As uncertainty and degradation grew in the coastal strip following last week's takeover by Hamas, the militant Islamic resistance movement, hundreds of Gazans rushed to flee. Nader, who declined to give his surname, was among the handful allowed into Israel Wednesday.

Along with several other wounded and ill Palestinians and all foreign nationals living in Gaza, he was allowed to cross over the Erez crossing. But he still doesn't know if he will get permission to seek asylum in the West Bank or whether Israel will force him to return to Gaza, where he is convinced he will be harmed by Hamas militants.

"If you are not Hamas, you are the enemy," he says.

Palestinians along the border who have family members in Gaza reported that Hamas operatives were said to be patrolling neighborhoods with megaphones, and computerized lists demanding Fatah members turn themselves in along with their weapons. Families with relatives that fled to the West Bank, where Palestinian Mahmoud Abbas of Fatah has consolidated control, were threatened with violence, they said.

Israeli security officials have been reluctant let the refugees through, arguing that they could pose a security risk and insisting that Hamas was not harming those who chose to turn back."These people are not refugees. These people have houses in Gaza and they have a place to return to," says Shady Yassin, a spokesman for the Israeli liaison office at the Gaza border. "There are women and children, but there are also extremists, and it's difficult to know who they are."

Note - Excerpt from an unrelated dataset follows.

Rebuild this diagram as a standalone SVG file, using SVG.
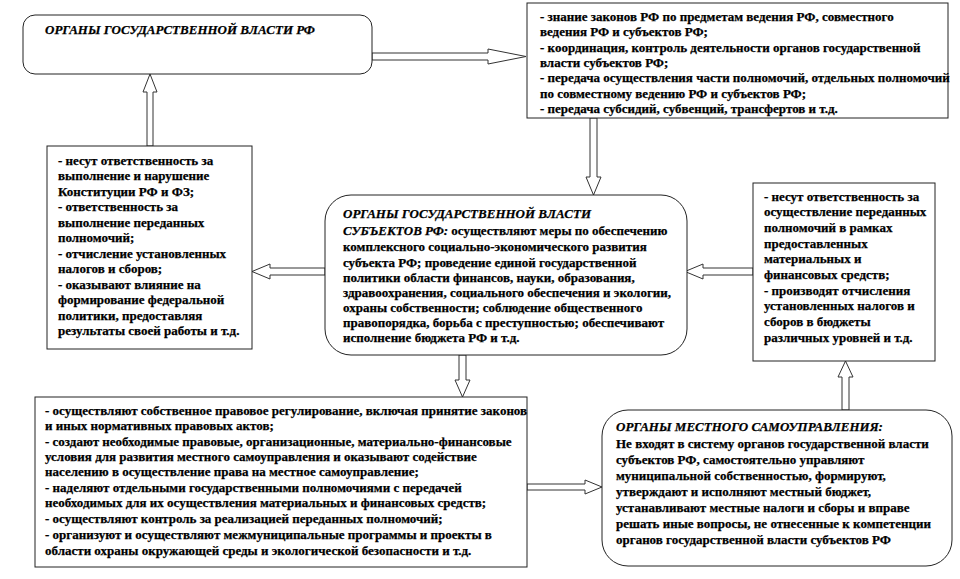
<svg xmlns="http://www.w3.org/2000/svg" width="960" height="579" viewBox="0 0 960 579">
<style>
.box{fill:#fff;stroke:#222;stroke-width:1}
.arr{fill:#fff;stroke:#333;stroke-width:1;stroke-linejoin:miter}
text{font-family:'Liberation Serif','Times New Roman','DejaVu Serif',serif;font-size:13px;font-weight:bold;fill:#000;stroke:#000;stroke-width:0.25}
.h{font-style:italic}
</style>
<rect width="960" height="579" fill="#fff"/>
<g id="connectors">
<polygon class="arr" points="372,53 488,53 488,49 526,56.5 488,64 488,60 372,60"/>
<polygon class="arr" points="147,146 147,92 143,92 150,74 157,92 153,92 153,146"/>
<polygon class="arr" points="590,118 590,177 586,177 593.5,195 601,177 597,177 597,118"/>
<polygon class="arr" points="325,268 270,268 270,264 252,271.5 270,279 270,275 325,275"/>
<polygon class="arr" points="753,268 703,268 703,264 685,271.5 703,279 703,275 753,275"/>
<polygon class="arr" points="459,355 459,380 455,380 462.5,397 470,380 466,380 466,355"/>
<polygon class="arr" points="527,484 585,484 585,480 602,487 585,494 585,490 527,490"/>
<polygon class="arr" points="842,410 842,377 838,377 845.5,361 853,377 849,377 849,410"/>
</g>
<g id="node-rf">
<rect class="box" x="23" y="15" width="349" height="59" rx="12"/>
<text class="h" x="45" y="34">ОРГАНЫ ГОСУДАРСТВЕННОЙ  ВЛАСТИ РФ</text>
</g>
<g id="node-rf-functions">
<rect class="box" x="527" y="3" width="421" height="115"/>
<text x="540" y="21">- знание законов РФ по предметам ведения РФ, совместного</text>
<text x="540" y="36">ведения РФ и субъектов РФ;</text>
<text x="540" y="52">- координация, контроль деятельности органов государственной</text>
<text x="540" y="67">власти субъектов РФ;</text>
<text x="540" y="82">- передача осуществления части полномочий, отдельных полномочий</text>
<text x="540" y="98">по совместному ведению РФ и субъектов РФ;</text>
<text x="540" y="113">- передача субсидий, субвенций, трансфертов и т.д.</text>
</g>
<g id="node-subj-duties">
<rect class="box" x="47" y="146" width="205" height="203"/>
<text x="58" y="164.5">- несут ответственность за</text>
<text x="58" y="180">выполнение и нарушение</text>
<text x="58" y="195.5">Конституции РФ и ФЗ;</text>
<text x="58" y="211">- ответственность за</text>
<text x="58" y="226.5">выполнение переданных</text>
<text x="58" y="242">полномочий;</text>
<text x="58" y="257.5">- отчисление установленных</text>
<text x="58" y="273">налогов и сборов;</text>
<text x="58" y="288.5">- оказывают влияние на</text>
<text x="58" y="304">формирование федеральной</text>
<text x="58" y="319.5">политики, предоставляя</text>
<text x="58" y="335">результаты своей работы и т.д.</text>
</g>
<g id="node-subj">
<rect class="box" x="325" y="195" width="362" height="160" rx="26"/>
<text class="h" x="343" y="218">ОРГАНЫ ГОСУДАРСТВЕННОЙ  ВЛАСТИ</text>
<text x="343" y="235"><tspan class="h">СУБЪЕКТОВ  РФ:</tspan> осуществляют меры по обеспечению</text>
<text x="343" y="251">комплексного социально-экономического развития</text>
<text x="343" y="267">субъекта РФ; проведение единой государственной</text>
<text x="343" y="282">политики области финансов, науки, образования,</text>
<text x="343" y="297">здравоохранения, социального обеспечения и экологии,</text>
<text x="343" y="312">охраны собственности; соблюдение общественного</text>
<text x="343" y="327">правопорядка, борьба с преступностью; обеспечивают</text>
<text x="343" y="342">исполнение бюджета РФ и т.д.</text>
</g>
<g id="node-local-duties">
<rect class="box" x="753" y="183" width="182" height="178"/>
<text x="764" y="200.5">- несут ответственность за</text>
<text x="764" y="216">осуществление переданных</text>
<text x="764" y="232">полномочий в рамках</text>
<text x="764" y="247.5">предоставленных</text>
<text x="764" y="263">материальных и</text>
<text x="764" y="279">финансовых средств;</text>
<text x="764" y="294.5">- производят отчисления</text>
<text x="764" y="310">установленных налогов и</text>
<text x="764" y="326">сборов в бюджеты</text>
<text x="764" y="341.5">различных уровней и т.д.</text>
</g>
<g id="node-subj-local">
<rect class="box" x="35" y="397" width="492" height="170"/>
<text x="45" y="415">- осуществляют собственное правовое регулирование, включая принятие законов</text>
<text x="45" y="430">и иных нормативных правовых актов;</text>
<text x="45" y="446">- создают необходимые правовые, организационные, материально-финансовые</text>
<text x="45" y="461">условия для развития местного самоуправления и оказывают содействие</text>
<text x="45" y="476">населению в осуществление права на местное самоуправление;</text>
<text x="45" y="492">- наделяют отдельными государственными полномочиями с передачей</text>
<text x="45" y="507">необходимых для их осуществления материальных и финансовых средств;</text>
<text x="45" y="523">- осуществляют контроль за реализацией переданных полномочий;</text>
<text x="45" y="539">- организуют и осуществляют межмуниципальные программы и проекты в</text>
<text x="45" y="555">области охраны окружающей среды и экологической безопасности и т.д.</text>
</g>
<g id="node-local">
<rect class="box" x="602" y="410" width="350" height="156" rx="26"/>
<text class="h" x="616" y="431">ОРГАНЫ МЕСТНОГО САМОУПРАВЛЕНИЯ:</text>
<text x="616" y="448">Не входят в систему органов государственной власти</text>
<text x="616" y="464">субъектов РФ, самостоятельно управляют</text>
<text x="616" y="480">муниципальной собственностью, формируют,</text>
<text x="616" y="496">утверждают и исполняют местный бюджет,</text>
<text x="616" y="512">устанавливают местные налоги и сборы и вправе</text>
<text x="616" y="528">решать иные вопросы, не отнесенные к компетенции</text>
<text x="616" y="544">органов государственной власти субъектов РФ</text>
</g>
</svg>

The threat of a humanitarian crisis in Gaza is increased pressure on Israel to open the Karni crossing, the main commercial junction, to humanitarian aid. The United Nation's Office for the Coordination of Humanitarian Affairs said, "the reopening of Karni crossing is vital to prevent general food shortages in two to four weeks."

On the Israeli side of the Erez crossing Wednesday, two buses pulled away carrying about 90 Ukrainian nationals – most of them children – stranded in Gaza for days because of the backup at the crossing. A spokesman for the Russian Embassy in Israel said there were an additional 100 Russians poised to cross, but Israeli officials had held up passage of males because of their Palestinian nationality.

Anxiety is also growing on the border between Gaza and Egypt that is known for the underground tunnels that ferry supplies to weapons. Egypt has been trying to crack down on the smuggling tunnels and is under pressure from Israel, which says weapons smuggled through them from Egypt are arming militants in Gaza.